1508 Микеланджело приступает к работе над росписью потолка Сикстинской капеллы в Ватикане. Сооруженная в 1481 году при папе Сиксте IV, капелла уже была украшена фресками Сандро Боттичелли, Пьетро Перуджино и Луки Синьорелли на южной и северной стенах. Микеланджело создаст цикл с эпизодами из Книги Бытия, окружив его фигурами библейских пророков и сивилл, предсказавших рождение Христа.
Страстно желая сломить могущество Венеции, Юлий II способствует объединению Испании, Франции и Священной Римской империи в Камбрейскую лигу в надежде, что те отнимут все материковые владения морской республики. Он ставит также Венецию под вердикт отлучения.
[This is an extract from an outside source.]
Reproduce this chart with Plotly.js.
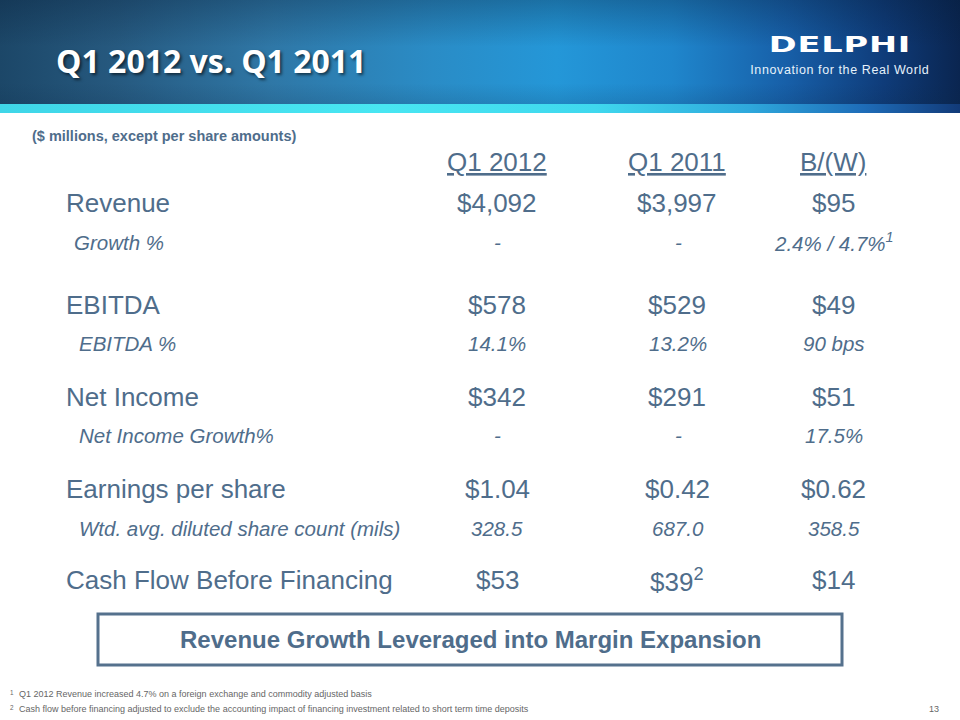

После завершения росписи на потолке Сикстинской капеллы в 1512 году Микеланджело (1475–1564) был провозглашен величайшим художником своего времени. По его собственному мнению, он был первым из скульпторов — прежде всего, именно скульптором. В глазах последующих поколений он обеспечил себе прочное место в истории европейского искусства также и как необычайно яркий художник, блестящий рисовальщик, вдумчивый архитектор и своеобразный поэт. В XIX веке значимость этой фигуры возросла именно благодаря ученым изысканиям, пробудившим филологический интерес к сонетам Микеланджело: впервые в оригинале они были опубликованы в 1863 году, и это позволило увидеть в нем одного из самых выразительных и утонченных рыцарей итальянского стиха. В XX веке больший акцент выпал на долю уникальных колористических решений мастера — это обнаружилось при реставрации фресок Сикстинской капеллы.
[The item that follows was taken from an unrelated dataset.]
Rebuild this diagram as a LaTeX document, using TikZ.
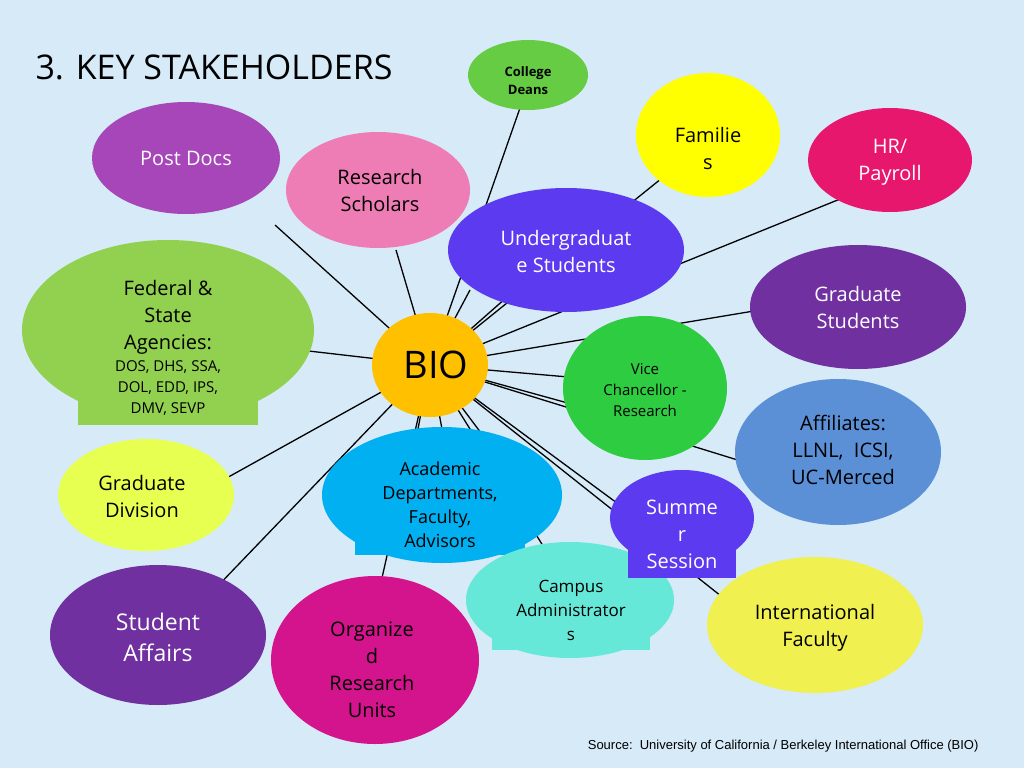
\documentclass[tikz,border=0pt]{standalone}
\usepackage{fontspec}
\setmainfont{Open Sans}
\newfontfamily\srcfont{Liberation Sans}
\begin{document}
\begin{tikzpicture}[x=1pt,y=-1pt,
  lab/.style={align=center,font=\fontsize{20}{27}\selectfont,text=#1},
  lab/.default=black,
  ln/.style={line width=1.3pt,black}]
\fill[fill={rgb,255:red,214;green,234;blue,248}] (0,0) rectangle (1024,768);
\useasboundingbox (0,0) rectangle (1024,768);
% anchor coordinates
\coordinate (bio) at (430,365);
\coordinate (ePD) at (275,225);
\coordinate (eRS) at (396,250);
\coordinate (eCD) at (520,108);
\coordinate (eFa) at (672,170);
\coordinate (eHR) at (850,195);
\coordinate (eGS) at (760,310);
\coordinate (eVC) at (580,378);
\coordinate (eAf) at (770,470);
\coordinate (eSS) at (640,520);
\coordinate (eCA) at (555,565);
\coordinate (eIF) at (726,600);
\coordinate (eOR) at (377,600);
\coordinate (eSA) at (212,592);
\coordinate (eGD) at (205,490);
\coordinate (eFe) at (300,350);
\coordinate (eU1) at (470,290);
\coordinate (eU2) at (515,290);
\coordinate (eA1) at (415,445);
\coordinate (eA2) at (445,445);
\coordinate (eA3) at (490,445);
\coordinate (eV2) at (575,405);
% connectors (beneath shapes)
\foreach \e in {ePD,eRS,eCD,eFa,eHR,eGS,eVC,eAf,eSS,eCA,eIF,eOR,eSA,eGD,eFe,eU1,eU2,eA1,eA2,eA3,eV2}
  \draw[ln] (bio) -- (\e);
% shapes
\fill[fill={rgb,255:red,102;green,204;blue,68}] (528,75) ellipse [x radius=60,y radius=35];
\fill[fill={rgb,255:red,255;green,255;blue,0}] (708,135) ellipse [x radius=72,y radius=62];
\fill[fill={rgb,255:red,232;green,23;blue,110}] (890,160) ellipse [x radius=82,y radius=52];
\fill[fill={rgb,255:red,166;green,70;blue,184}] (186,158) ellipse [x radius=94,y radius=56];
\fill[fill={rgb,255:red,238;green,125;blue,181}] (378,190) ellipse [x radius=92,y radius=58];
\fill[fill={rgb,255:red,91;green,58;blue,240}] (566,250) ellipse [x radius=118,y radius=62];
\fill[fill={rgb,255:red,112;green,48;blue,160}] (858,307) ellipse [x radius=108,y radius=62];
\fill[fill={rgb,255:red,146;green,208;blue,80}] (168,330) ellipse [x radius=146,y radius=90];
\fill[fill={rgb,255:red,146;green,208;blue,80}] (78,395) rectangle (258,425);
\fill[fill={rgb,255:red,255;green,192;blue,0}] (430,365) ellipse [x radius=58,y radius=52];
\fill[fill={rgb,255:red,46;green,204;blue,64}] (645,388) ellipse [x radius=82,y radius=72];
\fill[fill={rgb,255:red,91;green,143;blue,214}] (838,452) ellipse [x radius=103,y radius=73];
\fill[fill={rgb,255:red,230;green,255;blue,80}] (146,495) ellipse [x radius=88,y radius=56];
\fill[fill={rgb,255:red,0;green,176;blue,240}] (442,495) ellipse [x radius=120,y radius=68];
\fill[fill={rgb,255:red,0;green,176;blue,240}] (355,525) rectangle (525,555);
\fill[fill={rgb,255:red,102;green,232;blue,216}] (570,600) ellipse [x radius=104,y radius=58];
\fill[fill={rgb,255:red,102;green,232;blue,216}] (492,620) rectangle (650,650);
\fill[fill={rgb,255:red,91;green,58;blue,240}] (682,518) ellipse [x radius=72,y radius=48];
\fill[fill={rgb,255:red,91;green,58;blue,240}] (628,545) rectangle (736,578);
\fill[fill={rgb,255:red,240;green,240;blue,80}] (815,625) ellipse [x radius=108,y radius=68];
\fill[fill={rgb,255:red,112;green,48;blue,160}] (158,635) ellipse [x radius=108,y radius=70];
\fill[fill={rgb,255:red,212;green,20;blue,140}] (375,660) ellipse [x radius=104,y radius=84];
% labels
\node[anchor=west,font=\fontsize{34}{40}\selectfont] (title) at (32,67) {3. KEY STAKEHOLDERS};
\node[align=center,font=\bfseries\fontsize{13}{18}\selectfont] (cd) at (528,81) {College\\Deans};
\node[lab] (fa) at (708,148) {Familie\\s};
\node[lab=white] (hr) at (890,162) {HR/\\Payroll};
\node[lab=white] (pd) at (186,158) {Post Docs};
\node[lab] (rs) at (380,190) {Research\\Scholars};
\node[lab=white] (ug) at (566,251) {Undergraduat\\e Students};
\node[lab=white] (gs) at (858,307) {Graduate\\Students};
\node[align=center,font=\fontsize{20}{27}\selectfont] (fe) at (168,317) {Federal \&\\State\\Agencies:};
\node[align=center,font=\fontsize{15}{21}\selectfont] (fe2) at (168,388) {DOS, DHS, SSA,\\DOL, EDD, IPS,\\DMV, SEVP};
\node[font=\fontsize{38}{44}\selectfont] (b) at (436,365) {BIO};
\node[align=center,font=\fontsize{15}{21}\selectfont] (vc) at (645,390) {Vice\\Chancellor -\\Research};
\node[lab] (af) at (843,450) {Affiliates:\\LLNL,\ \ ICSI,\\UC-Merced};
\node[lab] (gd) at (142,496) {Graduate\\Division};
\node[align=center,font=\fontsize{18}{24}\selectfont] (ad) at (440,505) {Academic\\Departments,\\Faculty,\\Advisors};
\node[lab=white] (ss) at (682,534) {Summe\\r\\Session};
\node[align=center,font=\fontsize{17}{24}\selectfont] (ca) at (571,610) {Campus\\Administrator\\s};
\node[lab] (if) at (815,628) {International\\Faculty};
\node[align=center,font=\fontsize{23}{31}\selectfont,text=white] (sa) at (158,637) {Student\\Affairs};
\node[lab] (or) at (372,670) {Organize\\d\\Research\\Units};
\node[anchor=east,font=\srcfont\fontsize{13}{16}\selectfont] (src) at (982,746) {Source:\ \ University of California / Berkeley International Office (BIO)};
\end{tikzpicture}
\end{document}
Туристы, восторгающиеся микеланджеловским Даводом в просторном зале флорентийской Академии, даже не зная о бесконечной преданности его создателя родной Флоренции, сразу чувствуют всю серьезность замысла, смело введшего в ренессансное искусство классическую формулу обнаженной фигуры. Эта величавая статуя — заказ городской коммуны для установки на ключевом месте главной площади, Пьяцца делла Синьория, — должна была олицетворять бескомпромиссную борьбу Флорентийской республики с тиранами и внешними врагами. Микеланджело с готовностью принял и другой заказ города — написать Битву при Кашине для парадного зала Палаццо Веккьо в дополнение к Битве приАнгъяри Леонардо да Винчи, а скорее, для привнесения духа состязательности в творческий процесс великих мастеров. К сожалению, он успел закончить лишь подготовительный картон для этой фрески, когда папа Юлий II призвал его в Рим — приступить к работе над своей гробницей.